My Involvement with the 2006 Television Documentary
Pet Shop Boys - A Life in Pop

On January 6, 2006, I received an unexpected email from a representative of Isis Productions, a British production company that specializes in television documentaries, often on subjects related to popular music. She asked me whether I might be available sometime during the following month or so to be interviewed on camera for possible inclusion in a documentary that Isis Productions was putting together about the Pet Shop Boys.
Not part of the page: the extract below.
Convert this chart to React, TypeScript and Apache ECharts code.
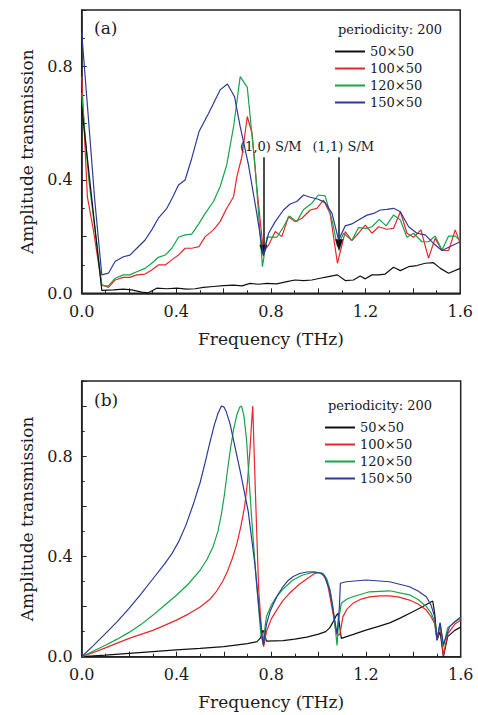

Needless to say, I said "Yes!"

On February 19, 2006, I flew to Los Angeles, where I was put up in a very nice hotel, the Sunset Tower (until recently known as the Argyle Hotel), on Sunset Boulevard in West Hollywood. There I met with the documentary's director, George Scott, his assistant Sinead D'Arcy, and several members of their crew. (Incidentally, they had just finished filming an interview with Robbie Williams only an hour or so before at the same hotel. Unfortunately, our paths didn't cross.) After a brief preliminary discussion and a change of venue to a different location nearby, we got down to the business of filming my interview.

For two full hours I spoke on camera with Mr. Scott, responding to his wide range of questions concerning the Pet Shop Boys and their music, lyrics, image, and career. We discussed at length a number of specific songs and albums. We also talked about my website and various other related topics.

After the interview was complete, we all went out to dinner at a delightful "nouveau Asian" restaurant about four blocks away. (It was a Friday evening, so Sunset Boulevard was hoppin'!) There I enjoyed a marvelous chicken-banana curry dish—I know that may sound bizarre, but I assure you, it was delicious—and a round of superb conversation. Along the way, Mr. Scott confided that he was initially skeptical about including me among his interviewees since, in his experience, "superfans" tend to be unobjective, overzealous, and narrow-minded. But he was pleased (and, naturally, I was pleased that he was pleased) to have found me quite the opposite.

Pet Shop Boys - A Life in Pop debuted on U.K. Channel 4 at 11:05 p.m. Wednesday, May 24, 2006. The broadcast version was a little less than 50 minutes in length once the commercials were removed. It didn't make its U.S. broadcast debut (in a slightly shorter version) until March 15, 2008—nearly two full years later—on the Logo cable channel. (Since then it has aired on the MHD cable channel as well.) In these versions I first appear about halfway through and thereafter make several brief subsequent appearances.

The full-length DVD version, released on October 23, 2006, clocks in at 142 minutes—nearly three times as long! (And that doesn't even include more than 30 minutes of additional bonus materials!) In this longer version I don't show up until nearly an hour into it, but then I start cropping up fairly often. I have to admit that I'm very pleasantly surprised—OK, that's a major understatement—at how often I do appear. I actually have only three regrets, and they're quite minor ones:

  1. That they decided against using anything I had to say about my all-time favorite PSB album, Very;
  2. The way I emphasized Nightlife being so "dance-oriented" when, in truth, it's hardly any more dance-oriented than most other PSB albums; and
  3. That all this took place before I managed to lose nearly 40 pounds. (No, I'm not so chubby anymore.)

The following list of my appearances in the documentary and the associated "starting times" is for the full-length DVD version. Segments that also appeared in the edited broadcast versions are followed by a red asterisk (*), although in several cases those segments aren't exactly the same as on the DVD, sometimes being a little longer or shorter, and in some cases they appear in a different order:

*Interestingly, the shorter broadcast version also includes a brief segment that doesn't appear in the DVD version where I speak about the virtual refusal of American DJs to play PSB on the radio. Other commentators cover that territory on the DVD.

Thanks to YouTube, I can offer here a link to a brief excerpt from the documentary. I'm starting a few seconds before the point where I make my first appearance in the broadcast version (I appear a little earlier on the DVD), although you can scroll back and forth to watch more of it.

I wish to take this opportunity to express my tremendous gratitude to George Scott, Sinead D'Arcy, and their talented colleagues and crew for contacting me and making this such a wonderful experience—one that I will always remember and treasure. And a very special Thank You to Neil and Chris themselves, who, I've been told, recommended to Isis Productions that they get in touch with me. I can't begin to express how much this means to me!